Few research veins in trade politics have gained as much salience as the ‘China Shock.’ It is well-executed, on an important topic, and it arrived right when public anxieties about the decline of manufacturing and the rise of China were beginning to fuse. Their argument went as follows. China’s economic policies were calamitous under Mao. That meant that once China adopted better policies there was a lot of room to grow, especially given its population size. China’s comparative advantage was in labor-intensive manufacturing. China’s manufacturing growth thus constituted a large global supply shock for labor-intensive manufacturing and a large demand shock for raw materials. Different industries tend to cluster in different places; this is true in the United States as it is anywhere else. Because of that, different places in the United States experienced different levels of vulnerability to that supply shock in labor-intensive manufactured goods. As some of Autor, Dorn, and Hanson’s earlier work shows, labor intensive manufacturing is particularly trade exposed and particularly concentrated in a cluster of mostly southern states. The places that were more exposed to this supply shock saw larger declines in manufacturing employment and wages. These negative effects had big local spillovers, i.e. when that labor-intensive manufacturing declined, it undermined demand for other goods and services in that area, corroded tax bases, and contributed to a whole range of other social ills in those areas.
Not only that, but contrary to economists’ conventional wisdom, people did not tend to move; they stayed put and suffered rather than leaving for greener pastures.
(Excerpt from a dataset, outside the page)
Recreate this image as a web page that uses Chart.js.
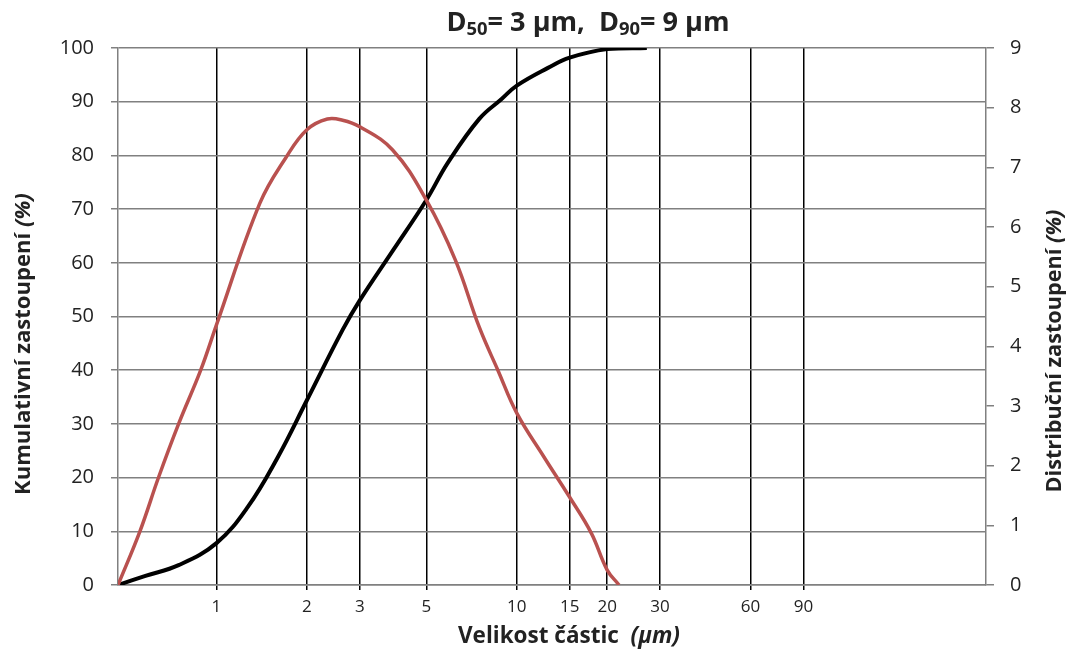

In other words, the adjustment costs to this shock were deeper and more scarring than was typically appreciated. The negative impacts were felt most strongly by the least-educated, lowest paid workers; those with higher incomes (implying more education and skills) were better able to transition than those with less income, education, and skills. When taken at face value and especially when weaponized by populist politicians, this story painted a damning picture of trade’s impact on middle America.
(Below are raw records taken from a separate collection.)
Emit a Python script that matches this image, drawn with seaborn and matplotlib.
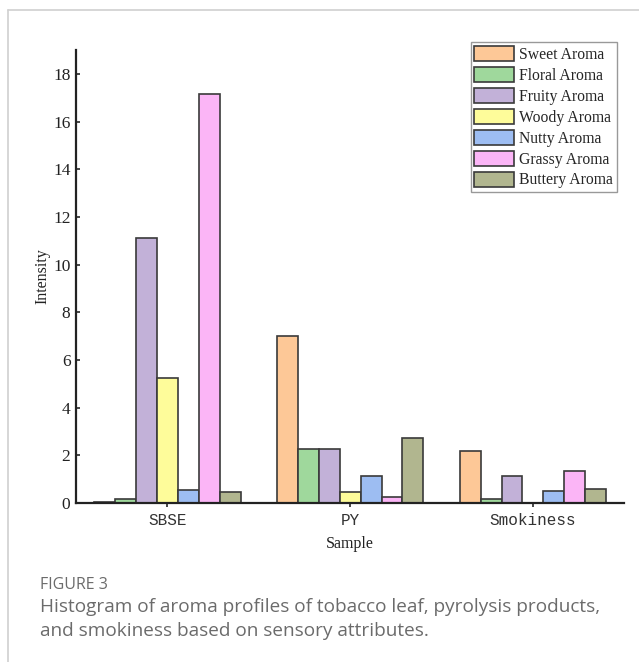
import matplotlib
matplotlib.use("Agg")
import matplotlib.pyplot as plt
import matplotlib.patches as mpatches
from matplotlib.lines import Line2D
import seaborn as sns
import pandas as pd

samples = ["SBSE", "PY", "Smokiness"]
aromas = ["Sweet Aroma", "Floral Aroma", "Fruity Aroma", "Woody Aroma",
          "Nutty Aroma", "Grassy Aroma", "Buttery Aroma"]
sbse = [0.05, 0.18, 11.12, 5.25, 0.55, 17.15, 0.48]
py = [7.02, 2.26, 2.26, 0.48, 1.15, 0.27, 2.72]
smokiness = [2.2, 0.18, 1.12, 0.0, 0.5, 1.33, 0.59]
colors = ["#FDC897", "#9FD89C", "#C2B1D8", "#FEFC9A", "#9DBDF2", "#FBB5F6", "#B1B68F"]

rows = []
for s, vals in zip(samples, [sbse, py, smokiness]):
    for a, v in zip(aromas, vals):
        rows.append({"Sample": s, "Aroma": a, "Intensity": v})
df = pd.DataFrame(rows)

sns.set_style("white")
plt.rcParams["font.family"] = ["Liberation Serif", "DejaVu Serif"]

fig = plt.figure(figsize=(6.39, 6.62), dpi=100)
ax = fig.add_axes([0.119, 0.2402, 0.858, 0.6843])

sns.barplot(data=df, x="Sample", y="Intensity", hue="Aroma", order=samples,
            hue_order=aromas, palette=colors, width=0.8, edgecolor="#3a3a3a",
            linewidth=1.2, saturation=1, ax=ax, legend=False)

ax.set_xlim(-0.5, 2.5)
ax.set_ylim(0, 19)
ax.set_yticks(range(0, 19, 2))
ax.set_xticks(range(3))
ax.set_xticklabels(samples, family=["Liberation Mono", "DejaVu Sans Mono"], fontsize=11.5,
                   color="#333333")
for lbl in ax.get_yticklabels():
    lbl.set_fontsize(12.5)
    lbl.set_color("#222222")
ax.tick_params(axis="y", direction="in", length=3, width=1.2, left=True, pad=4)
ax.tick_params(axis="x", direction="out", length=3, width=1.2, bottom=True, pad=4)
for side in ["top", "right"]:
    ax.spines[side].set_visible(False)
for side in ["left", "bottom"]:
    ax.spines[side].set_color("#222222")
    ax.spines[side].set_linewidth(1.6)
ax.set_xlabel("Sample", fontsize=11.5, color="#222222", labelpad=6)
ax.set_ylabel("Intensity", fontsize=11.5, color="#222222")
ax.yaxis.set_label_coords(-0.046, 0.5)

handles = [mpatches.Patch(facecolor=c, edgecolor="#3a3a3a", linewidth=1.2) for c in colors]
leg = fig.legend(handles, aromas, loc="upper right",
                 bbox_to_anchor=(617 / 639, 1 - 42 / 662),
                 fontsize=11.3, frameon=True, fancybox=False, framealpha=1,
                 edgecolor="#999999", handlelength=2.5, handleheight=1.1,
                 labelspacing=0.26, handletextpad=0.35, borderpad=0.25,
                 borderaxespad=0.0)
leg.get_frame().set_linewidth(1.0)

# card border around the figure
fig.add_artist(Line2D([8 / 639, 1.0], [1 - 10 / 662, 1 - 10 / 662],
                      transform=fig.transFigure, color="#d0d0d0", lw=1.2))
fig.add_artist(Line2D([8 / 639, 8 / 639], [0.0, 1 - 10 / 662],
                      transform=fig.transFigure, color="#d0d0d0", lw=1.2))

cap_font = ["Open Sans", "DejaVu Sans"]
fig.text(40 / 639, 1 - 585 / 662, "FIGURE 3", family=cap_font, fontsize=11.5,
         color="#6b6b6b", va="center", ha="left")
fig.text(40 / 639, 1 - 607 / 662,
         "Histogram of aroma profiles of tobacco leaf, pyrolysis products,",
         family=cap_font, fontsize=13.7, color="#6b6b6b", va="center", ha="left")
fig.text(40 / 639, 1 - 631 / 662,
         "and smokiness based on sensory attributes.",
         family=cap_font, fontsize=13.7, color="#6b6b6b", va="center", ha="left")

fig.savefig("out.png", dpi=100)
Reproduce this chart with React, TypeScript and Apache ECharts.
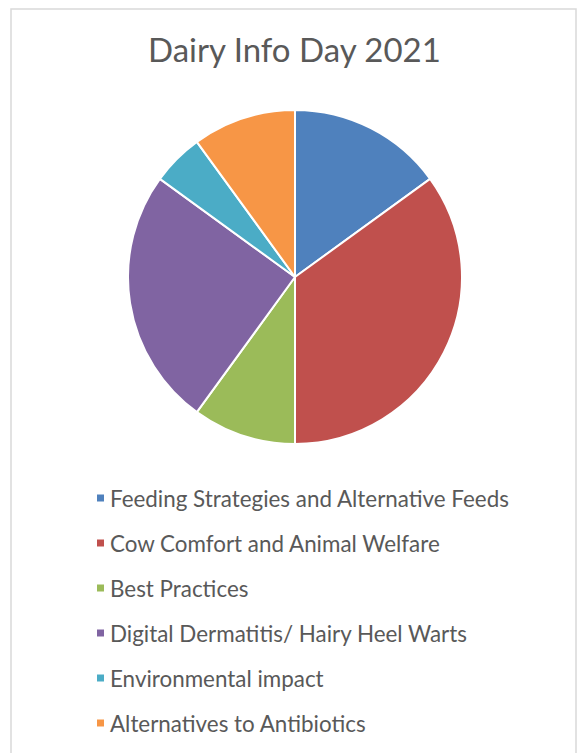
import React, { useEffect, useRef } from "react";
import * as echarts from "echarts";

const categories = [
  "Feeding Strategies and Alternative Feeds",
  "Cow Comfort and Animal Welfare",
  "Best Practices",
  "Digital Dermatitis/ Hairy Heel Warts",
  "Environmental impact",
  "Alternatives to Antibiotics",
];
const values = [15, 35, 10, 25, 5, 10];
const colors = ["#4F81BD", "#C0504D", "#9BBB59", "#8064A2", "#4BACC6", "#F79646"];
const titleText = "Dairy Info Day 2021";

export default function App() {
  const ref = useRef<HTMLDivElement>(null);
  useEffect(() => {
    if (!ref.current) return;
    const chart = echarts.init(ref.current, undefined, { renderer: "svg" });
    chart.setOption({
      animation: false,
      backgroundColor: "#ffffff",
      color: colors,
      title: {
        text: titleText,
        left: 148,
        top: 32,
        padding: 0,
        textStyle: {
          fontFamily: "Lato",
          fontSize: 33,
          fontWeight: "normal",
          color: "#595959",
        },
      },
      legend: {
        orient: "vertical",
        left: 95,
        top: 486,
        padding: 0,
        icon: "rect",
        itemWidth: 9,
        itemHeight: 9,
        itemGap: 21,
        itemTextGap: 9,
        data: categories,
        textStyle: {
          fontFamily: "Lato",
          fontSize: 22.4,
          lineHeight: 24,
          color: "#595959",
        },
      },
      graphic: [
        {
          type: "rect",
          shape: { x: 11, y: 9, width: 565, height: 780 },
          style: { fill: "none", stroke: "#d9d9d9", lineWidth: 1.5 },
          silent: true,
        },
      ],
      series: [
        {
          type: "pie",
          center: [295, 277],
          radius: 167,
          startAngle: 90,
          clockwise: true,
          label: { show: false },
          labelLine: { show: false },
          itemStyle: { borderColor: "#ffffff", borderWidth: 2 },
          data: categories.map((name, i) => ({ name, value: values[i] })),
        },
      ],
    });
    return () => chart.dispose();
  }, []);
  return (
    <div
      ref={ref}
      style={{ position: "fixed", left: 0, top: 0, width: 578, height: 753 }}
    />
  );
}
There are however a number of important caveats to this. The first is that the job losses are probably an overestimation. Autor himself has acknowledged that their estimates are the upper-bound. Other studies, such as this one, have found much smaller effects. Some studies, such as this one, even find that liberalized trade with China likely had a positive impact on wages and employment. Additionally, in terms of mobility, Autor, Dorn, and Hanson’s model assumes literally zero geographic mobility. Even if they’re correct that prior research overestimated mobility, assuming zero mobility is an inaccurate representation of reality and inflates the estimate of jobs lost. The second caveat is that, even if everything about the China Shock is correct, it's inaccurate to attribute Chinese imports to capital-intensive manufacturing decline. As ADH point out, some industries like apparel, textiles, and leather are particularly labor-intensive. Even in areas that are manufacturing oriented, there is a lot of variation in terms of industry exposure to imports; Tennessee was a lot more exposed to trade with China because its manufacturing was disproportionately in furniture while Alabama was less exposed because its manufacturing was in heavy industry.
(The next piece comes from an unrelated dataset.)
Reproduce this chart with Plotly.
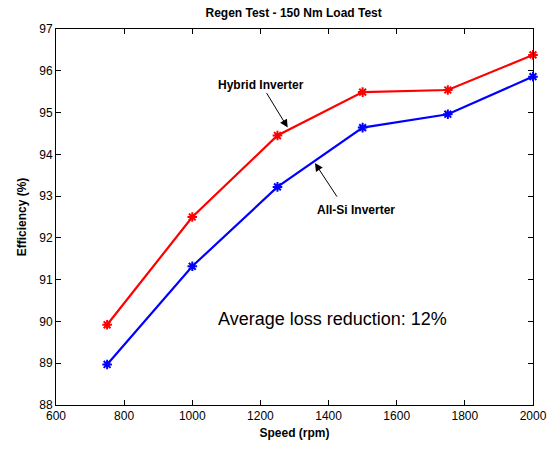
import plotly.graph_objects as go

speed_rpm = [750, 1000, 1250, 1500, 1750, 2000]
hybrid_eff = [89.92, 92.50, 94.45, 95.49, 95.54, 96.38]
allsi_eff = [88.97, 91.32, 93.22, 94.64, 94.96, 95.86]

x_ticks = [600, 800, 1000, 1200, 1400, 1600, 1800, 2000]
y_ticks = [88, 89, 90, 91, 92, 93, 94, 95, 96, 97]

FONT = "Arial, Liberation Sans, Helvetica, sans-serif"

fig = go.Figure()
fig.add_trace(go.Scatter(
    x=speed_rpm, y=hybrid_eff, mode="lines+markers", name="Hybrid Inverter",
    line=dict(color="#ff0000", width=2.2), cliponaxis=False,
    marker=dict(symbol="asterisk-open", size=8, color="#ff0000",
                line=dict(color="#ff0000", width=2)),
))
fig.add_trace(go.Scatter(
    x=speed_rpm, y=allsi_eff, mode="lines+markers", name="All-Si Inverter",
    line=dict(color="#0000ff", width=2.2), cliponaxis=False,
    marker=dict(symbol="asterisk-open", size=8, color="#0000ff",
                line=dict(color="#0000ff", width=2)),
))

axis_common = dict(
    showgrid=False, zeroline=False, showline=True, linecolor="black",
    linewidth=1, mirror="ticks", ticks="inside", ticklen=5,
    tickcolor="black", tickfont=dict(family=FONT, size=12, color="black"),
    automargin=False,
)

fig.update_xaxes(range=[600, 2000], tickvals=x_ticks, **axis_common,
                 title=dict(text="<b>Speed (rpm)</b>", standoff=6,
                            font=dict(family=FONT, size=12, color="black")))
fig.update_yaxes(range=[88, 97], tickvals=y_ticks, **axis_common,
                 title=dict(text="<b>Efficiency (%)</b>", standoff=10,
                            font=dict(family=FONT, size=12, color="black")))

# label text
fig.add_annotation(x=1203, y=95.66, text="<b>Hybrid Inverter</b>", showarrow=False,
                   font=dict(family=FONT, size=12, color="black"))
fig.add_annotation(x=1481, y=92.66, text="<b>All-Si Inverter</b>", showarrow=False,
                   font=dict(family=FONT, size=12, color="black"))
fig.add_annotation(x=1411, y=90.05, text="Average loss reduction: 12%", showarrow=False,
                   font=dict(family=FONT, size=18, color="black"))

# arrows pointing at the curves
fig.add_annotation(x=1280, y=94.64, ax=-22, ay=-36, text="", showarrow=True,
                   arrowhead=2, arrowsize=1.6, arrowwidth=1, arrowcolor="black")
fig.add_annotation(x=1360, y=93.79, ax=23, ay=35, text="", showarrow=True,
                   arrowhead=2, arrowsize=1.6, arrowwidth=1, arrowcolor="black")

fig.update_layout(
    width=554, height=449,
    margin=dict(l=56, r=21, t=29, b=44, autoexpand=False),
    paper_bgcolor="white", plot_bgcolor="white",
    showlegend=False,
    title=dict(text="<b>Regen Test - 150 Nm Load Test</b>", x=0.53, xanchor="center",
               y=0.972, yanchor="middle",
               font=dict(family=FONT, size=12, color="black")),
)

fig.write_html("out.html")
Michael Hicks and Srikant Devaraj’s research highlights this same differential between industries and suggests that trade only accounted for about 13 percent of manufacturing job losses between 2000 and 2010.
Of the 18 industries they look at, trade was responsible for more jobs lost than productivity increases in none of them and was responsible for more than a quarter of job losses in only two of them (apparel and furniture). As they say in their paper, “had we kept 2000 levels of productivity and applied them to 2010-levels of production, we would have required 20.9 million manufacturing workers. Instead, we employed only 12.1 million.” So even if every word of the China Shock literature is true, the bulk of manufacturing jobs that went away did so because we got better at making more stuff with fewer people, not trade shocks, and that statement becomes even more true if one excludes apparel and furniture. Geographically speaking then, even if it makes sense to attribute the decline of furniture and textile towns in the South to the China Shock, it makes no sense to blame the China Shock for the decline of manufacturing jobs in capital-intensive industry.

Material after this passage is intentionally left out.